Interview mit Andreas Herrmann "Wie ein Virus, das einen packt"

Seit Andreas Herrmann 2004 nach Rheinbach zog, hat es ihm die Geschichte der Tomburg angetan. In seiner Freizeit sichtet er Quellen und Literatur, schreibt Fachartikel und veröffentlicht seine Erkenntnisse im Internet. Im GA-Interview erzählt der 49-Jährige, was ihn antreibt.

 Viel Zeit hat Andreas Herrmann schon auf dem Tomberg verbracht, um dessen Geschichte zu rekonstruieren.

Viel Zeit hat Andreas Herrmann schon auf dem Tomberg verbracht, um dessen Geschichte zu rekonstruieren.

Foto: Johanna Heinz

Neben einem Vollzeitberuf die Geschichte der Tomburg erforschen: Warum machen Sie das?
Andreas Herrmann: Angefangen hat alles im Zuge meines Studiums. Da habe ich mich mit historischer Siedlungsgeografie beschäftigt. Außerdem hatte ich immer ein Faible für Archäologie. Mich fasziniert dieses detektivische Zusammensetzen vergangener Lebenswelten. Irgendwann kam ich auf die Tomburg und habe Quellen und Literatur gesammelt, obwohl es gar nicht so viel Material gibt. Das ist wie ein Virus, das einen packt.

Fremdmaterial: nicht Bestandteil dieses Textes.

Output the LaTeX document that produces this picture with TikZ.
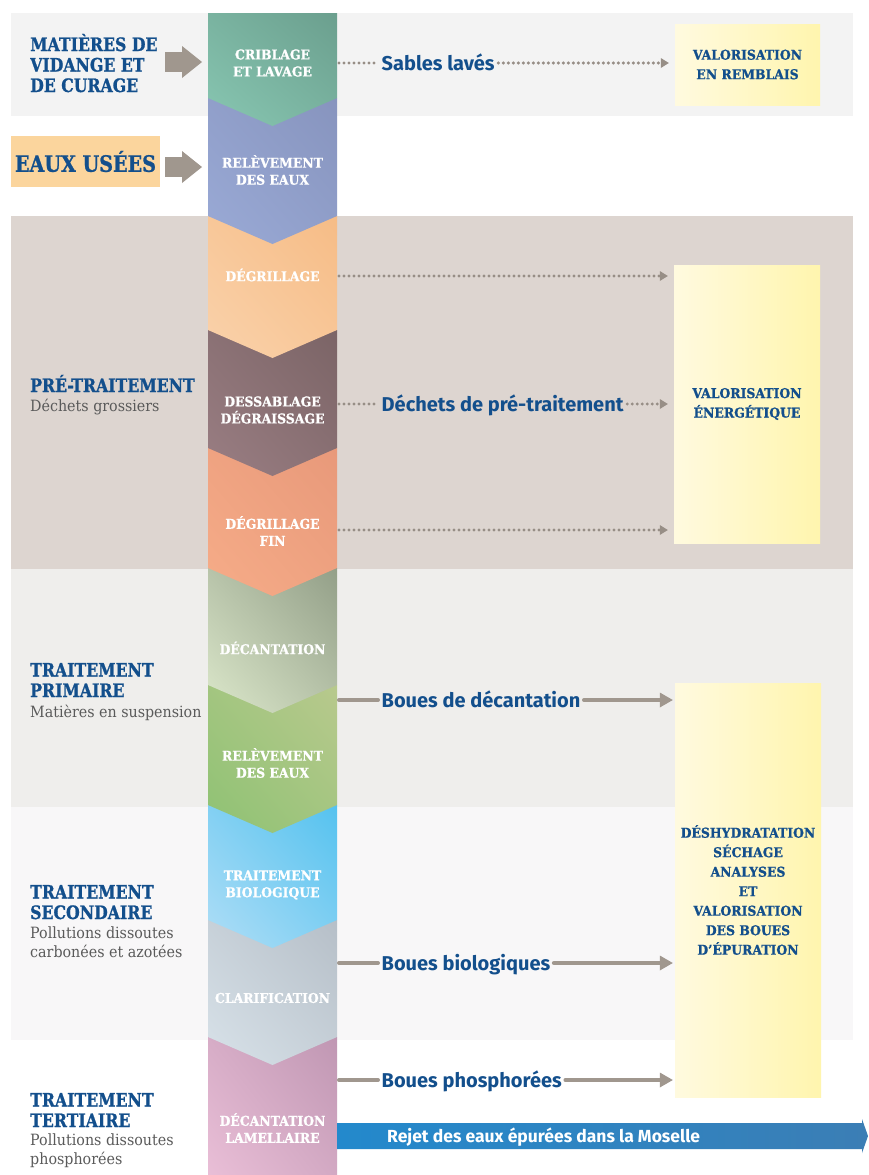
\documentclass[tikz,border=0pt]{standalone}
\usepackage{fontspec}
\setmainfont{Fira Sans}
\newfontfamily\slabfont[FakeStretch=0.92, BoldFeatures={FakeBold=1}]{DejaVu Serif}
\newfontfamily\headfont[FakeStretch=0.85, BoldFeatures={FakeBold=1}]{DejaVu Serif}
\usetikzlibrary{arrows.meta, shadings}

\definecolor{bandA}{HTML}{F3F3F3}
\definecolor{bandB}{HTML}{DDD5D0}
\definecolor{bandC}{HTML}{EFEEEC}
\definecolor{bandD}{HTML}{F8F7F8}
\definecolor{titleblue}{HTML}{134F8C}
\definecolor{flowgray}{HTML}{A0978E}
\definecolor{dotgray}{HTML}{978E86}
\definecolor{subgray}{HTML}{5A5A5A}
\definecolor{usees}{HTML}{FBD59D}
\definecolor{boxlight}{HTML}{FFFADF}
\definecolor{boxdark}{HTML}{FFF5AE}
\definecolor{rejetA}{HTML}{2389CC}
\definecolor{rejetB}{HTML}{3B7EB5}
% chevrons: light (lower left) / dark (upper right)
\definecolor{cribL}{HTML}{88C7B2}  \definecolor{cribD}{HTML}{6B9F8E}
\definecolor{relaL}{HTML}{9AAAD6}  \definecolor{relaD}{HTML}{8794BE}
\definecolor{degrL}{HTML}{FAD2AB}  \definecolor{degrD}{HTML}{F6BC86}
\definecolor{dessL}{HTML}{9A7E83}  \definecolor{dessD}{HTML}{7B6466}
\definecolor{finL}{HTML}{F6AC88}   \definecolor{finD}{HTML}{E8997A}
\definecolor{decaL}{HTML}{DCE8CB}  \definecolor{decaD}{HTML}{939F88}
\definecolor{relbL}{HTML}{8EC273}  \definecolor{relbD}{HTML}{B8C98D}
\definecolor{bioL}{HTML}{B0DEF6}   \definecolor{bioD}{HTML}{55C2EF}
\definecolor{clarL}{HTML}{D8E2E9}  \definecolor{clarD}{HTML}{B6BFC8}
\definecolor{lameL}{HTML}{EDC2DA}  \definecolor{lameD}{HTML}{C097B3}

\tikzset{
  steplabel/.style={text=white, align=center, inner sep=0pt,
    font=\slabfont\bfseries\fontsize{13.5}{17}\selectfont},
  heading/.style={text=titleblue, align=left, inner sep=0pt, anchor=base west,
    font=\headfont\bfseries\fontsize{18.5}{20.5}\selectfont},
  subline/.style={text=subgray, align=left, inner sep=0pt, anchor=base west,
    font=\slabfont\fontsize{15.5}{19}\selectfont},
  flowlabel/.style={text=titleblue, inner sep=3.5pt, anchor=west,
    text height=14pt, text depth=0pt, font=\bfseries\fontsize{20}{24}\selectfont},
  valbox/.style={left color=boxlight, right color=boxdark, text=titleblue,
    align=center, inner sep=0pt, font=\slabfont\bfseries\fontsize{13.5}{19.5}\selectfont},
  dotflow/.style={dotgray, line width=3.4pt, line cap=round,
    dash pattern=on 0pt off 5pt},
  dottip/.style={-{Triangle[length=8pt,width=10pt,line width=0pt]}, shorten >=6pt},
  solidflow/.style={flowgray, line width=4pt, line cap=round},
  solidtip/.style={-{Triangle[length=13pt,width=15pt,line width=0pt]}, shorten >=2pt},
  feed/.style={flowgray, line width=20pt,
    -{Triangle[length=20pt,width=32pt,line width=0pt]}}
}

\begin{document}
\begin{tikzpicture}[x=1pt, y=-1pt]
  \useasboundingbox (0,0) rectangle (868,1175);
  \fill[white] (0,0) rectangle (868,1175);

  % bands
  \fill[bandA] (11,13) rectangle (853,116);
  \fill[bandB] (11,216) rectangle (853,569);
  \fill[bandC] (11,569) rectangle (853,807);
  \fill[bandD] (11,807) rectangle (853,1040);

  % column of chevrons, drawn from the bottom up
  \def\cd{28} % chevron depth
  \foreach \yt/\yb/\cl in {1037/1175/lame, 920/1037/clar, 805/920/bio,
      685/805/relb, 568/685/deca, 448/568/fin, 330/448/dess,
      216/330/degr, 98/216/rela, 13/98/crib}
    \shade[lower left=\cl L, upper right=\cl D, upper left=\cl L!50!\cl D,
        lower right=\cl L!50!\cl D]
      (208,\yt) -- (337,\yt) -- (337,\yb) -- (272.5,\yb+\cd) -- (208,\yb) -- cycle;

  \foreach \n/\y/\txt in {crib/63/{CRIBLAGE\\ET LAVAGE}, rel1/170/{RELÈVEMENT\\DES EAUX},
      degr/275/{DÉGRILLAGE}, dess/410/{DESSABLAGE\\DÉGRAISSAGE},
      degrf/531/{DÉGRILLAGE\\FIN}, deca/648/{DÉCANTATION},
      rel2/763/{RELÈVEMENT\\DES EAUX}, bio/885/{TRAITEMENT\\BIOLOGIQUE},
      clar/998/{CLARIFICATION}, lame/1128/{DÉCANTATION\\LAMELLAIRE}}
    \node[steplabel] (\n) at (272.5,\y) {\txt};

  % left headings (base = last line)
  \node[heading] (vidange) at (30,92) {MATIÈRES DE\\VIDANGE ET\\DE CURAGE};
  \node[fill=usees, minimum width=149pt, minimum height=51pt, inner sep=0pt,
    text=titleblue, font=\headfont\bfseries\fontsize{22.5}{24}\selectfont]
    (usees) at (85.5,161.5) {EAUX USÉES};
  \node[heading] (pre) at (30,392) {PRÉ-TRAITEMENT};
  \node[subline] (preS) at (30,411) {Déchets grossiers};
  \node[heading] (prim) at (30,697) {TRAITEMENT\\PRIMAIRE};
  \node[subline] (primS) at (30,717) {Matières en suspension};
  \node[heading] (sec) at (30,919) {TRAITEMENT\\SECONDAIRE};
  \node[subline] (secS) at (30,957) {Pollutions dissoutes\\carbonées et azotées};
  \node[heading] (ter) at (30,1127) {TRAITEMENT\\TERTIAIRE};
  \node[subline] (terS) at (30,1164) {Pollutions dissoutes\\phosphorées};

  % inputs
  \coordinate (inA) at (165,62);  \coordinate (inAe) at (202,62);
  \coordinate (inB) at (165,167); \coordinate (inBe) at (202,167);
  \draw[feed] (inA) -- (inAe);
  \draw[feed] (inB) -- (inBe);

  % destination boxes
  \node[valbox, minimum width=145pt, minimum height=81pt] (remb) at (747.5,64.5)
    {VALORISATION\\EN REMBLAIS};
  \node[valbox, minimum width=146pt, minimum height=278pt] (ener) at (747,404)
    {VALORISATION\\ÉNERGÉTIQUE};
  \node[valbox, minimum width=146pt, minimum height=414pt] (boues) at (748,890)
    {DÉSHYDRATATION\\SÉCHAGE\\ANALYSES\\ET\\VALORISATION\\DES BOUES\\D’ÉPURATION};

  % flows out of the column
  \coordinate (o1) at (339,63);
  \coordinate (o2) at (339,276);
  \coordinate (o3) at (339,404);
  \coordinate (o4) at (339,530);
  \coordinate (o5) at (339,700);
  \coordinate (o6) at (339,963);
  \coordinate (o7) at (339,1080);

  \node[flowlabel] (sables) at (378,63) {Sables lavés};
  \draw[dotflow] (o1) -- (sables);
  \draw[dotflow, dottip] (sables) -- (sables -| remb.west);

  \draw[dotflow, dottip] (o2) -- (o2 -| ener.west);
  \node[flowlabel] (dechets) at (378,404) {Déchets de pré-traitement};
  \draw[dotflow] (o3) -- (dechets);
  \draw[dotflow, dottip] (dechets) -- (dechets -| ener.west);
  \draw[dotflow, dottip] (o4) -- (o4 -| ener.west);

  \node[flowlabel] (bdeca) at (378,700) {Boues de décantation};
  \draw[solidflow] (o5) -- (bdeca);
  \draw[solidflow, solidtip] (bdeca) -- (bdeca -| boues.west);
  \node[flowlabel] (bbio) at (378,963) {Boues biologiques};
  \draw[solidflow] (o6) -- (bbio);
  \draw[solidflow, solidtip] (bbio) -- (bbio -| boues.west);
  \node[flowlabel] (bphos) at (378,1080) {Boues phosphorées};
  \draw[solidflow] (o7) -- (bphos);
  \draw[solidflow, solidtip] (bphos) -- (bphos -| boues.west);

  % discharge
  \shade[left color=rejetA, right color=rejetB] (337,1123) -- (862,1123) -- (862,1119)
    -- (868,1136) -- (862,1153) -- (862,1149) -- (337,1149) -- cycle;
  \node[anchor=west, inner sep=0pt, text=white, text height=12pt, text depth=0pt,
    font=\bfseries\fontsize{17.5}{20}\selectfont] (rejet) at (387,1136)
    {Rejet des eaux épurées dans la Moselle};
\end{tikzpicture}
\end{document}
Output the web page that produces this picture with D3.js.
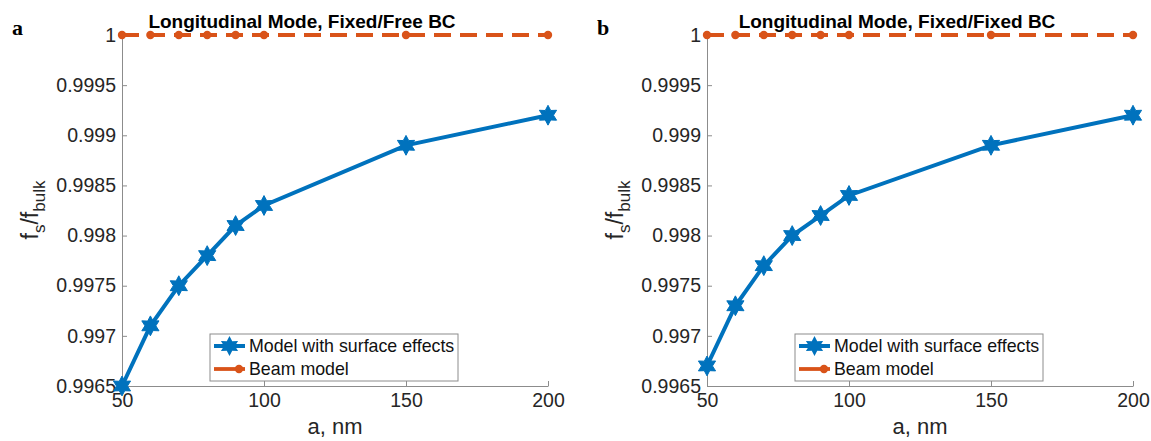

Warum interessiert sich die historische Fachwelt nicht im gleichen Maße für die Tomburg?
Herrmann: Es liegt vielleicht an der geringen Bedeutung, die die späteren Herren der Tomburg hatten und an der frühen Zerstörung 1473. Außerdem ist es schlicht so, dass die Bodendenkmalpflege nur noch dort gräbt, wo Gefahr im Verzug ist.

Was fasziniert Sie an der Burg?
Herrmann: Tomberg und Burg sind ein landschaftsprägendes Element, das auch Identität stiftet. Sie finden sich ja auch als Logo auf dem Grafschafter Rübensaft wieder. Die Blütezeit der Tomburg während der Herrschaft der Ezzonen hat ein Echo hinterlassen. Es gibt Lieder, Gedichte, auch Sagengeschichten um geheimnisvolle Tunnelsysteme. Das hat sich kollektiv festgesetzt und sicherlich gibt es auch viele persönliche Erinnerungen von Menschen, die hier hochkommen. Allein aus dieser Kulturgeschichte heraus hat die Burg einen Wert und sollte geschützt werden - zumindest das, was noch da ist. Nach jedem Winter ist wieder durch Erosion und Menschen etwas mehr Substanz verloren gegangen.

Welche Maßnahmen können gegen den Verfall ergriffen werden?
Hermann: Es gibt drei unterschiedliche Interessen, die hier zusammenlaufen: Der Umweltschutz, der Tourismus und die Naherholung und eben der Denkmalschutz. Es wäre zum Beispiel möglich, die Besucherströme zu lenken, also die Wege zu befestigen, Zäune zu errichten und Hinweisschilder aufzustellen. Auch Vandalismus ist ein Problem. Hier oben gibt es alles: Lagerfeuer, Silvesterpartys. Wenn ich öffentlichen Raum sich selbst überlasse, sieht er irgendwann eben so aus.

Gab es einen besonderen Fund?
Hermann: Ich habe im Ortsarchiv in Bonn das Grabungstagebuch der bisher einzigen Grabung 1968 digitalisiert. Dort fand ich den Hinweis auf eine Madonna-Statuette, die mit großer Sicherheit aus der Zeit des Abrisses 1473 stammt. Im Zentralarchiv in Meckenheim bekam ich Gelegenheit, die Gussfigur zu fotografieren und sie in einem Aufsatz erstmals wissenschaftlich zu beschreiben. Das ist schon faszinierend: Man findet nach 500 Jahren diese kleine höchst zerbrechliche Gipsfigur zwischen den Trümmern. Wie kommt sie dorthin? Da springt die Fantasie an.

Was planen Sie für die Zukunft?
Hermann: Es lassen sich noch einige Aspekte genauer untersuchen. Man weiß beispielsweise nicht, wie die Zuwegung war und die archäologische Ausgrabung 1968 ist an einer Stelle einfach stehengeblieben. Vielleicht nicht eine großflächige Grabung, aber hier und da ein paar Suchschnitte zu machen, das wäre interessant. Ich werde versuchen, eine Art Biografie dieses Berges zu schreiben. Was würde der Berg erzählen? Also nicht aus der Sicht des Historikers, Kulturwissenschaftlers, Archäologen oder Kunsthistorikers beschreiben, sondern aus der Perspektive des Berges.